150 of the workers sent to the Republic of Korea would also work as chefs in the country's restaurants and hotels.
The second phase from 2021 to 2025 would see another 39,000 workers sent to those three countries, in addition to expanded access to ASEAN and the UAE's labor markets in the beauty industry, hotel and restaurant services, engineering and construction.
However, the ministry is still in the process of negotiating the scheme with the three recipient countries, as well as determining their specific needs in the proposed fields.
The project is expected to receive VND1,3 trillion (US$57.2 million) from the state budget.
At the end of March this year, Vietnam had about 326,000 unemployed people with university, college, vocational school or other higher education degrees, according to official data.
At present, about 500,000 Vietnamese people are working overseas.
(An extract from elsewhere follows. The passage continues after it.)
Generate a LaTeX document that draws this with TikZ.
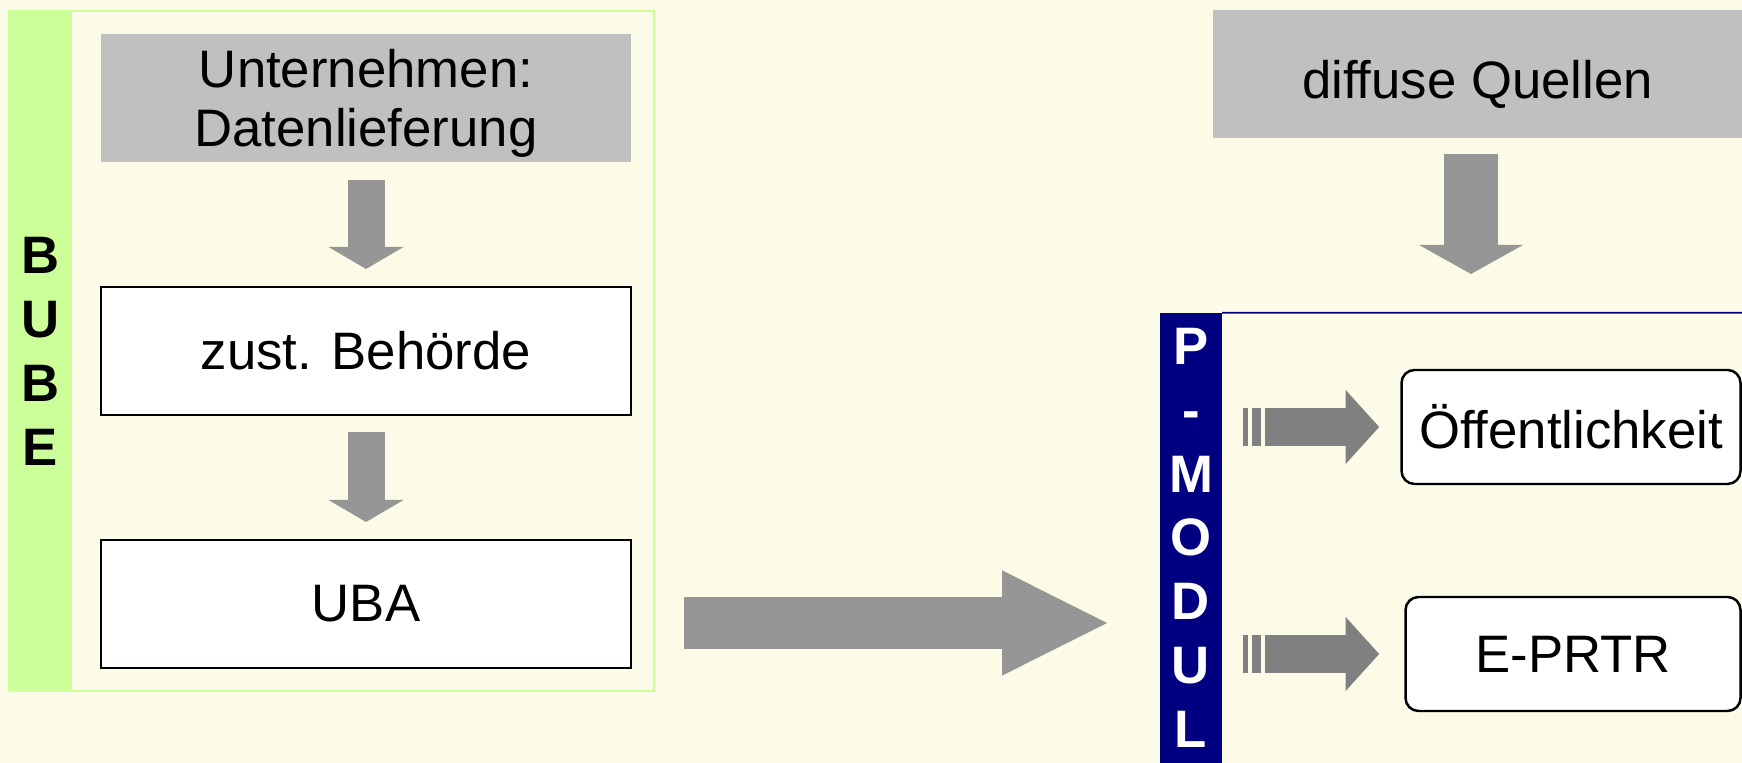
\documentclass[tikz,border=0pt]{standalone}
\usepackage{fontspec}
\setmainfont{Liberation Sans}
\usetikzlibrary{arrows.meta,calc}

\definecolor{cream}{HTML}{FCFBE7}
\definecolor{bubegreen}{HTML}{CCFF99}
\definecolor{boxgray}{HTML}{C0C0C0}
\definecolor{arrowgray}{HTML}{969696}
\definecolor{stripegray}{HTML}{808080}
\definecolor{navy}{HTML}{000080}

\tikzset{
  txt/.style={font=\fontsize{15}{17}\selectfont},
  graybox/.style={txt, fill=boxgray, minimum width=5.30cm, minimum height=1.28cm, align=center, inner sep=0pt, outer sep=0pt, text depth=0pt},
  whitebox/.style={txt, draw=black, line width=0.6pt, fill=white, minimum width=5.30cm, minimum height=1.28cm, outer sep=0pt},
  roundbox/.style={txt, draw=black, line width=0.7pt, fill=white, rounded corners=0.13cm, minimum height=1.14cm, outer sep=0pt},
  sidebar/.style={font=\fontsize{15}{18.2}\selectfont\bfseries, align=center, inner sep=0pt, outer sep=0pt},
  blockarrow/.style n args={3}{draw=arrowgray, line width=#1, -{Triangle[length=#2, width=#3, line width=0pt]}},
  stripedarrow/.style={blockarrow={0.383cm}{0.336cm}{0.743cm}, draw=stripegray, dash pattern=on 0.5mm off 0.4mm on 0.84mm off 0.43mm on 5cm off 0mm}
}

\begin{document}
\begin{tikzpicture}
\useasboundingbox (0,0) rectangle (17.42,7.63);
\fill[cream] (0,0) rectangle (17.42,7.63);
% BUBE
\node[draw=bubegreen, line width=0.5pt, minimum width=6.45cm, minimum height=6.80cm, inner sep=0pt, outer sep=0pt] (bubeframe) at (3.315,4.12) {};
\node[sidebar, fill=bubegreen, minimum width=0.63cm, minimum height=6.80cm, anchor=north west] (bube) at (bubeframe.north west) {B\\U\\B\\E};
\node[graybox] (firm) at (3.66,6.65) {Unternehmen:\\Datenlieferung};
\node[whitebox] (authority) at (3.66,4.12) {zust. Behörde};
\node[whitebox] (uba) at (3.66,1.59) {UBA};
\draw[blockarrow={0.37cm}{0.22cm}{0.75cm}, shorten <=0.18cm, shorten >=0.18cm] (firm) -- (authority);
\draw[blockarrow={0.37cm}{0.22cm}{0.75cm}, shorten <=0.17cm, shorten >=0.18cm] (authority) -- (uba);
% P-Modul
\node[graybox, minimum width=5.29cm, text height=0.5cm] (diffuse) at (14.775,6.89) {diffuse Quellen};
\node[sidebar, fill=navy, text=white, minimum width=0.62cm, minimum height=4.503cm, anchor=south west] (pmodul) at (11.60,0) {P\\-\\M\\O\\D\\U\\L};
\coordinate (rightedge) at (17.42,4.503);
\draw[navy, line width=0.5pt] (pmodul.north east) -- (rightedge);
\draw[blockarrow={0.535cm}{0.29cm}{1.04cm}, shorten <=0.16cm, shorten >=0.387cm] ([xshift=-0.065cm]diffuse.south) -- ([xshift=-0.065cm]diffuse.south |- pmodul.north);
\coordinate (handover) at (bubeframe.east |- 0,1.40);
\draw[blockarrow={0.526cm}{1.05cm}{1.053cm}, shorten <=0.30cm, shorten >=0.53cm] (handover) -- (handover -| pmodul.west);
\node[roundbox, minimum width=3.39cm] (public) at (15.71,3.36) {Öffentlichkeit};
\node[roundbox, minimum width=3.35cm] (eprtr) at (15.73,1.09) {E-PRTR};
\draw[stripedarrow, shorten <=0.213cm, shorten >=0.224cm] (pmodul.east |- public) -- (public.west);
\draw[stripedarrow, shorten <=0.213cm, shorten >=0.264cm] (pmodul.east |- eprtr) -- (eprtr.west);
\end{tikzpicture}
\end{document}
However, about half of them are low-skilled workers.
The chronic lack of skilled labor has increasingly stalled Vietnam's growth and could hinder foreign investment in the country, experts say. Foreign and local companies have continued to lament that Vietnam's poorly trained graduates have left them struggling to find enough recruits.
“While this has allowed Vietnam to maintain lower labor costs than its neighbors, especially China, it will also restrict the country’s ability to attract investments in high technological manufacturing,” Healy Consultants Group, a professional services firm, said in a report last May.